Even more urgent, however, is proper protection of the oceans as an environment, because they too are a major sink for dissolved carbon dioxide. The fact that CO2 levels in the sea are so high at present means that the sea cannot absorb any CO2 from the atmosphere, as it normally would. It is effectively saturated. This may be partly because of the high levels in the atmosphere, but I think it may also involve some change in the numbers or behaviour of the plankton that do the absorbing. However that may be (and you only have to read the hotly debated issues in the scientific and pseudo-scientific press to know that no one has all the answers!), when I read that a recent survey of the ocean surface has calculated that across the globe, around 40 per cent of the surface is affected by human litter, much of it from ocean-going ships of various kinds, I almost despair. How long will it take us to give as much attention to our precious marine treasures as we do to galloping carbon dioxide emissions or (to a lesser extent) to the rainforests. All pollution is a serious matter, because the Earth can only deal with so much. If we want a healthy planet to live on we must look after all its elements, quite apart from the scenic beauty that surrounds us.

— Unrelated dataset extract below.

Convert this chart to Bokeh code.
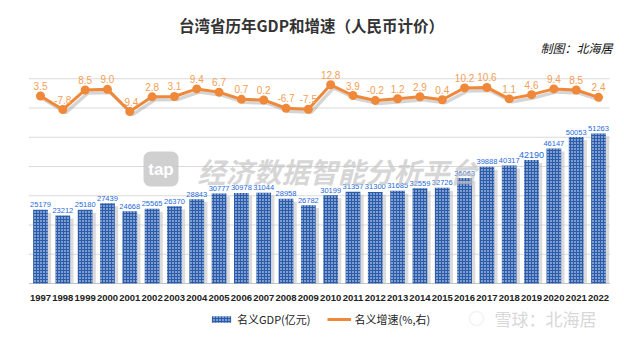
from bokeh.plotting import figure
from bokeh.models import (ColumnDataSource, Range1d, Label, Legend, LegendItem,
                          BoxAnnotation)
from bokeh.transform import dodge
from bokeh.core.properties import value
from bokeh.embed import file_html
from bokeh.resources import INLINE

# ---------------- data ----------------
years = ["1997", "1998", "1999", "2000", "2001", "2002", "2003", "2004", "2005",
         "2006", "2007", "2008", "2009", "2010", "2011", "2012", "2013", "2014",
         "2015", "2016", "2017", "2018", "2019", "2020", "2021", "2022"]
gdp = [25179, 23212, 25180, 27439, 24668, 25565, 26370, 28843, 30777, 30978,
       31044, 28958, 26782, 30199, 31357, 31300, 31685, 32559, 32726, 36063,
       39888, 40317, 42190, 46147, 50053, 51263]
growth = [3.5, -7.8, 8.5, 9.0, -9.4, 2.8, 3.1, 9.4, 6.7, 0.7, 0.2, -6.7, -7.5,
          12.8, 3.9, -0.2, 1.2, 2.9, 0.4, 10.2, 10.6, 1.1, 4.6, 9.4, 8.5, 2.4]
grid_ticks = [10000, 20000, 30000, 40000, 50000, 60000, 70000]
title_text = "台湾省历年GDP和增速（人民币计价）"
subtitle_text = "制图：北海居"
gdp_name = "名义GDP(亿元)"
growth_name = "名义增速(%,右)"
watermark_mid = "经济数据智能分析平台"
watermark_corner = "雪球：北海居"
highlight_year = "2019"

NUM = "Liberation Sans"
CJK = "Noto Sans CJK SC"

idx = list(range(len(years)))
src = ColumnDataSource(dict(
    x=idx,
    year=years,
    zero=[0] * len(years),
    gdp=gdp,
    gdp_shadow=[g - 1000 for g in gdp],
    gdp_label=[str(g) for g in gdp],
    gdp_size=["9px" if y == highlight_year else "7.5px" for y in years],
    growth=growth,
    growth_shadow=[g - 2.5 for g in growth],
    growth_label=["%.1f" % g for g in growth],
))
n = len(years)
grid_src = ColumnDataSource(dict(y=grid_ticks,
                                 x0=[-0.52] * len(grid_ticks),
                                 x1=[n - 0.5] * len(grid_ticks)))

# The plotting frame covers the whole 624x340 canvas.
# category i centred at 40 + 22.32*i px; GDP 0 at y=283 px, 10000 per 29.25 px
p = figure(width=624, height=340,
           x_range=Range1d(-40 / 22.32, (624 - 40) / 22.32),
           y_range=Range1d(-57 / 29.25 * 10000, 283 / 29.25 * 10000),
           x_axis_location=None, y_axis_location=None,
           output_backend="svg", toolbar_location=None,
           min_border=0)
p.extra_y_ranges = {"g": Range1d((99.7 - 340) / 1.203, 99.7 / 1.203)}
p.outline_line_color = None
p.background_fill_color = "white"
p.border_fill_color = "white"
p.xgrid.visible = False
p.ygrid.visible = False

# horizontal grid lines and base line
p.segment(x0="x0", x1="x1", y0="y", y1="y", source=grid_src,
          line_color="#dadada", line_width=1)
p.segment(x0=-0.52, x1=n - 0.5, y0=0, y1=0, line_color="#c4c4c4", line_width=1)

# bar shadows and bars
p.vbar(x=dodge("x", 0.15), top="gdp_shadow", width=0.66,
       source=src, fill_color="#bdbdbd", fill_alpha=0.55, line_color=None)
bars = p.vbar(x="x", top="gdp", width=0.66, source=src,
              fill_color="#2a5cab", line_color=None,
              hatch_pattern="dot", hatch_color="white", hatch_scale=3,
              hatch_weight=1)
p.text(x="x", y="gdp", text="gdp_label", source=src,
       text_font=value(NUM), text_font_size="gdp_size",
       text_color="#1f6bd8", text_align="center", text_baseline="alphabetic",
       y_offset=-5)

# year labels
p.text(x="x", y="zero", text="year", source=src,
       text_font=value(NUM), text_font_size="9.5px", text_font_style="bold",
       text_color="#222222", text_align="center", text_baseline="middle",
       y_offset=14)

# growth line with shadow
p.line(x=dodge("x", 0.13), y="growth_shadow", source=src,
       y_range_name="g", line_color="#888888", line_alpha=0.35, line_width=3.5)
line = p.line(x="x", y="growth", source=src, y_range_name="g",
              line_color="#f0883a", line_width=3)
pts = p.scatter(x="x", y="growth", source=src, y_range_name="g", size=9,
                fill_color="#f0883a", line_color=None)
p.text(x="x", y="growth", text="growth_label", source=src, y_range_name="g",
       text_font=value(NUM), text_font_size="10px",
       text_color="#f4a055", text_align="center", text_baseline="alphabetic",
       y_offset=-10)

# semi-transparent watermark over the plot
p.add_layout(BoxAnnotation(left=143, right=178, bottom=154, top=189,
                           left_units="screen", right_units="screen",
                           bottom_units="screen", top_units="screen",
                           fill_color="#c8c8c8", fill_alpha=0.85, line_color=None,
                           border_radius=7))
p.add_layout(Label(x=160.5, y=171.5, x_units="screen", y_units="screen",
                   text="tap", text_color="white", text_font=NUM,
                   text_font_style="bold", text_font_size="17px",
                   text_align="center", text_baseline="middle"))
p.add_layout(Label(x=197, y=170, x_units="screen", y_units="screen",
                   text=watermark_mid, text_color="#c4c4c4", text_alpha=0.7,
                   text_font=CJK, text_font_style="bold italic",
                   text_font_size="28px", text_align="left", text_baseline="middle"))

# titles (screen units measured from the bottom-left of the canvas)
p.add_layout(Label(x=311, y=316, x_units="screen", y_units="screen",
                   text=title_text, text_color="#333333",
                   text_font=CJK, text_font_style="bold",
                   text_font_size="15.5px", text_align="center",
                   text_baseline="middle"))
p.add_layout(Label(x=612, y=293, x_units="screen", y_units="screen",
                   text=subtitle_text, text_color="#111111",
                   text_font=CJK, text_font_style="italic",
                   text_font_size="12px", text_align="right",
                   text_baseline="middle"))

# corner watermark
p.add_layout(BoxAnnotation(left=469, right=483, bottom=15, top=29,
                           left_units="screen", right_units="screen",
                           bottom_units="screen", top_units="screen",
                           fill_alpha=0, line_color="#d8d8d8", line_width=1.5,
                           border_radius=7))
p.add_layout(Label(x=494, y=22, x_units="screen", y_units="screen",
                   text=watermark_corner, text_color="#d8d8d8",
                   text_font=CJK, text_font_size="17px", text_align="left",
                   text_baseline="middle"))

legend = Legend(items=[LegendItem(label=gdp_name, renderers=[bars]),
                       LegendItem(label=growth_name, renderers=[line, pts])],
                orientation="horizontal", location=(209, 13),
                padding=0, margin=0, spacing=16,
                glyph_width=24, glyph_height=8, label_standoff=4,
                border_line_color=None, background_fill_alpha=0,
                label_text_font=CJK, label_text_font_size="11px",
                label_text_color="#222222")
p.add_layout(legend)

open("out.html", "w").write(file_html(p, INLINE))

I think we are right to be watchful about rising temperatures. There are tipping points either way which can prevent the Earth from rebalancing the climate quickly (though so far it has always managed it in the end, over millions of years). But climate change can be caused by many different factors, of which carbon dioxide levels are only one, and quite possibly a small one at that. In any case, if we are really concerned about these levels then to neglect any part of the Earth’s own system for removing excess carbon dioxide from the atmosphere seems a form of collective madness. Sadly, we humans seem rather prone to that – once an idea has taken root, we can be blind to others even when they are related to it, if they are related at a tangent. Maybe it is a kind of protective blinkering. After all, ‘human beings cannot bear very much reality.’ For most of the time, most of us do not sail the oceans, and so the reality of marine pollution is hidden from us. But it is real, and it is increasing from an already high level. To clean up the oceans must be a positive thing to do – but like the atmosphere we all own it, and must work together to look after it. History suggests that this is the task that human beings find most difficult. In order to do it, we have to have a sense of belonging together. But that’s the subject of another posting, another day!